Un autre élément très important, que j'ai évoqué tout à l'heure, réside dans le fait qu'en tant qu'employeur, l'État cotise actuellement à hauteur de 74 % pour les fonctionnaires civils. Dans le cadre du système universel, même si l'assiette va un peu s'élargir en prenant en compte les primes, l'État cotisera beaucoup moins, puisque la cotisation complète sera de 28 % comme pour tous les autres salariés, les salariés du public et du privé étant à peu près alignés. C'est l'un des aspects majeurs de la réforme, puisque les sommes dont il est question sont de l'ordre de plusieurs milliards d'euros. L'étude d'impact nous est parvenue trop tardivement pour que nous ayons le temps de l'étudier de façon approfondie, mais il faudrait se pencher sur cette question et établir des tableaux comparatifs avant-après – j'espère qu'ils vous seront communiqués en temps voulu.

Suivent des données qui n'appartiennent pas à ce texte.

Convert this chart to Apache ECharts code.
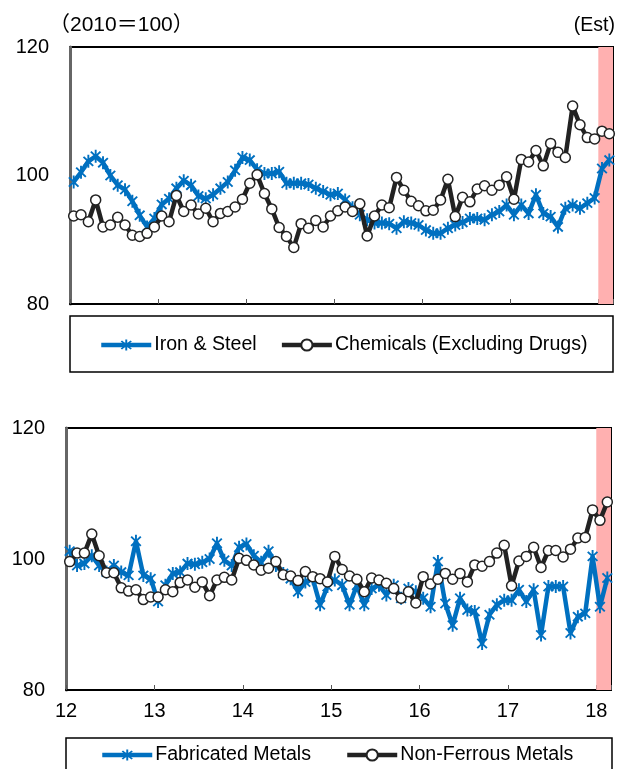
<!DOCTYPE html>
<html><head><meta charset="utf-8">
<script src="https://cdn.jsdelivr.net/npm/echarts@6/dist/echarts.min.js"></script>
<style>html,body{margin:0;padding:0;background:#fff}#c{width:622px;height:769px}</style>
</head><body><div id="c"></div>
<script>
// Monthly index (2010=100), Jan 2012 .. Feb 2018
const yearLabels = ['12','13','14','15','16','17','18'];
const totalMonths = 74;
const estStart = 72;   // Jan 2018 (estimate period)
const estEnd = 74;

const ironSteel = [
  99.0,100.5,102.2,103.0,102.0,100.0,98.5,97.8,96.0,93.8,92.0,93.3,
  95.5,96.4,98.0,99.2,98.5,96.8,96.4,97.0,98.0,99.0,100.8,102.8,
  102.4,100.9,100.3,100.3,100.6,98.8,98.8,98.8,98.6,98.0,97.5,97.0,
  97.2,96.2,95.0,93.9,93.1,92.6,92.6,92.5,91.8,92.8,92.6,92.3,
  91.5,91.0,91.0,91.8,92.3,92.7,93.3,93.3,93.1,93.9,94.4,95.4,
  93.9,95.4,94.1,97.0,94.1,93.6,92.0,94.9,95.4,94.9,95.7,96.5,
  101.1,102.4
];
const chemicals = [
  93.7,93.9,92.8,96.2,92.0,92.3,93.5,92.3,90.7,90.5,91.0,92.0,
  93.7,92.8,96.9,94.4,95.4,94.0,94.9,92.8,94.1,94.4,95.1,96.3,
  98.8,100.1,97.2,94.8,91.9,90.5,88.8,92.5,91.8,93.0,92.0,93.7,
  94.5,95.1,94.4,95.6,90.6,93.7,95.4,95.0,99.7,97.7,96.0,95.3,
  94.5,94.6,96.2,99.4,93.6,96.6,95.9,97.9,98.4,97.7,98.5,99.8,
  96.3,102.5,102.1,103.9,101.5,105.0,103.6,102.8,110.8,107.9,105.9,105.7,
  106.9,106.5
];
const fabricatedMetals = [
  101.2,99.0,99.3,100.5,99.0,98.0,99.0,98.0,97.5,102.7,97.5,97.0,
  93.5,96.0,97.8,98.0,99.3,99.2,99.5,100.0,102.4,99.8,99.0,101.8,
  102.3,100.5,99.5,101.2,99.0,97.8,97.0,95.0,96.5,97.0,93.0,95.8,
  96.8,96.0,93.0,96.0,93.0,95.5,96.0,94.5,96.0,94.0,95.5,95.0,
  94.0,92.7,99.6,93.2,89.9,94.0,92.2,92.0,87.1,91.5,93.0,93.7,
  93.7,95.3,93.5,95.3,88.4,95.8,95.8,95.8,88.7,91.2,91.7,100.4,
  92.7,97.1
];
const nonFerrousMetals = [
  99.6,100.9,100.9,103.8,100.5,97.9,97.9,95.6,95.1,95.3,93.8,94.2,
  94.2,95.3,95.0,96.4,96.8,95.7,96.5,94.4,96.8,97.2,96.8,100.1,
  99.8,99.1,98.3,98.6,99.6,97.6,97.4,96.7,98.1,97.3,97.0,96.5,
  100.4,98.4,97.4,96.9,95.0,97.1,96.8,96.3,95.5,94.0,95.0,93.3,
  97.3,96.2,96.9,97.8,96.9,97.8,96.5,99.1,98.9,99.6,100.9,102.1,
  95.9,99.7,100.4,101.8,98.7,101.3,101.3,100.3,101.5,103.2,103.3,107.5,
  105.9,108.7
];

const FONT = 'Liberation Sans, Arial, sans-serif';
const BLUE = '#0070C0';
const BLACK = '#222222';
const PINK = '#FFB0B0';
const STAR = 'path://M-0.14,-1L0.14,-1L0.14,1L-0.14,1Z' +
  'M-0.608,-0.806L0.806,0.608L0.608,0.806L-0.806,-0.608Z' +
  'M-0.608,0.806L-0.806,0.608L0.608,-0.806L0.806,-0.608Z';

const toPts = arr => arr.map((v, i) => [i + 0.5, v]);

function xAxisFor(gi, showLabels) {
  return {
    type: 'value', gridIndex: gi, min: 0, max: totalMonths, interval: 12,
    axisLine: { show: true, onZero: false, lineStyle: { color: '#000', width: 2 } },
    axisTick: { show: true, inside: true, length: 5, lineStyle: { color: '#555', width: 1 } },
    splitLine: { show: false },
    axisLabel: {
      show: showLabels, margin: 11, fontFamily: FONT, fontSize: 20, color: '#000',
      formatter: v => (v % 12 === 0 && v / 12 < yearLabels.length) ? yearLabels[v / 12] : ''
    }
  };
}
function yAxisFor(gi) {
  return {
    type: 'value', gridIndex: gi, min: 80, max: 120, interval: 20,
    axisLine: { show: true, lineStyle: { color: '#666', width: 3 } },
    axisTick: { show: false }, splitLine: { show: false },
    axisLabel: { margin: 21, fontFamily: FONT, fontSize: 20, color: '#000' }
  };
}
function estSeries(gi) {
  return {
    type: 'line', xAxisIndex: gi, yAxisIndex: gi, data: [], silent: true, z: 1,
    markArea: { silent: true, itemStyle: { color: PINK },
      data: [[{ xAxis: estStart }, { xAxis: estEnd }]] }
  };
}
function starSeries(name, data, gi) {
  return {
    name, type: 'line', xAxisIndex: gi, yAxisIndex: gi, data: toPts(data), z: 3,
    symbol: STAR, symbolSize: [11, 13], showAllSymbol: true,
    lineStyle: { color: BLUE, width: 4.5 }, itemStyle: { color: BLUE },
    emphasis: { disabled: true }, animation: false
  };
}
function circleSeries(name, data, gi) {
  return {
    name, type: 'line', xAxisIndex: gi, yAxisIndex: gi, data: toPts(data), z: 4,
    symbol: 'circle', symbolSize: 10, showAllSymbol: true,
    lineStyle: { color: BLACK, width: 4.5 },
    itemStyle: { color: '#fff', borderColor: BLACK, borderWidth: 1.5 },
    emphasis: { disabled: true }, animation: false
  };
}
const legendCommon = {
  itemWidth: 50, itemHeight: 14, padding: 0, selectedMode: false,
  lineStyle: { width: 4.5 },
  textStyle: { fontFamily: FONT, fontSize: 19.6, color: '#000', padding: [0, 0, 0, -2] }
};

const chart = echarts.init(document.getElementById('c'), null, { renderer: 'canvas' });
chart.setOption({
  animation: false,
  backgroundColor: '#fff',
  textStyle: { fontFamily: FONT },
  grid: [
    { left: 70, top: 47, width: 543, height: 257, show: true, borderColor: '#000', borderWidth: 2, backgroundColor: 'transparent' },
    { left: 66, top: 428, width: 545, height: 262, show: true, borderColor: '#000', borderWidth: 2, backgroundColor: 'transparent' }
  ],
  xAxis: [xAxisFor(0, false), xAxisFor(1, true)],
  yAxis: [yAxisFor(0), yAxisFor(1)],
  legend: [
    Object.assign({ data: ['Iron & Steel', 'Chemicals (Excluding Drugs)'], left: 99, top: 335, itemGap: 23 }, legendCommon),
    Object.assign({ data: ['Fabricated Metals', 'Non-Ferrous Metals'], left: 100, top: 745, itemGap: 34 }, legendCommon)
  ],
  graphic: [
    { type: 'rect', shape: { x: 70, y: 316, width: 543, height: 56 }, style: { fill: 'none', stroke: '#000', lineWidth: 1.5 }, z: -1 },
    { type: 'rect', shape: { x: 66, y: 738, width: 546, height: 60 }, style: { fill: 'none', stroke: '#000', lineWidth: 1.5 }, z: -1 },
    { type: 'text', left: 49, top: 15, style: { text: '（2010＝100）', font: '21px Liberation Sans, Noto Sans CJK JP, sans-serif', fill: '#000' } },
    { type: 'text', right: 7, top: 16, style: { text: '(Est)', font: '19.5px Liberation Sans, Arial, sans-serif', fill: '#000' } }
  ],
  series: [
    estSeries(0), estSeries(1),
    starSeries('Iron & Steel', ironSteel, 0),
    circleSeries('Chemicals (Excluding Drugs)', chemicals, 0),
    starSeries('Fabricated Metals', fabricatedMetals, 1),
    circleSeries('Non-Ferrous Metals', nonFerrousMetals, 1)
  ]
});
</script>
</body></html>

Nous travaillons, bien évidemment, sur l'équilibre démographique global, ainsi que sur celui de chacun des régimes. En revanche, nous n'avons jamais travaillé sur l'équilibre démographique spécifique des enseignants-chercheurs. Dès lors, si vous me demandez si la politique de rémunération actuelle va poser des problèmes de recrutement des enseignants-chercheurs, je ne peux vous répondre sans sortir de ma compétence et de ma condition.
Pour ce qui est du plafonnement à 3 PASS et de ce qui se passe entre 3 et 8 PASS, il faut distinguer deux situations. Entre 3 et 8 PASS, il y a à la fois des cotisations qui créent des droits et d'autres qui n'en créent pas – si les premières disparaissent, il faudra honorer les droits qui avaient été constitués dans le passé. À très long terme, cette suppression va plutôt se révéler favorable aux catégories modestes, car, en matière de retraite, c'est celui qui vit le plus longtemps qui gagne : si vous mourez à 60 ans, vous ne profitez pas du tout de vos cotisations retraite, alors que si vous mourez à 90 ans, vous en profitez pendant trente ans. En effet, comme on meurt à un âge qu'on ne peut connaître à l'avance, la retraite est fondée sur un principe de mutualisation des cotisations – ensuite, il y a ceux qui ont de la chance et ceux qui en ont moins...
Les choses ne sont toutefois pas tout à fait aussi simples, car, en réalité, la date de décès ne résulte pas seulement du hasard : il existe pour cela des déterminants statistiques, l'un d'entre eux étant le niveau de revenu. À ce sujet, une étude menée par Nathalie Blanpain, de l'INSEE, a démontré qu'il existe en France une forte corrélation entre le niveau de revenu et l'espérance de vie, apparaissant très tôt – on la constate déjà à 65 ans. De ce fait, quand les plus riches ne participent pas au système de répartition fondé sur le principe qu'un euro cotisé donne les mêmes droits à tous, paradoxalement, cela rend un service aux plus modestes, car il y a moins d'argent à régler aux plus riches. Jusqu'à présent, il n'y avait pas de plafond pour les cotisations jusqu'à 8 PASS ; dorénavant, il y aura une cotisation de 2,81 % au-delà de 3 PASS. Sur cette tranche, les plus aisés vont donc subir une perte, puisqu'ils cotiseront désormais à 2,81 % sans que cela leur ouvre de droits. Par contre, entre 3 et 8 PASS, il y aura une diminution significative des cotisations. Je ne sais pas si tous ces chiffres figurent parmi les 1 000 pages de l'étude d'impact, mais si vous le souhaitez, nous pouvons vous les communiquer.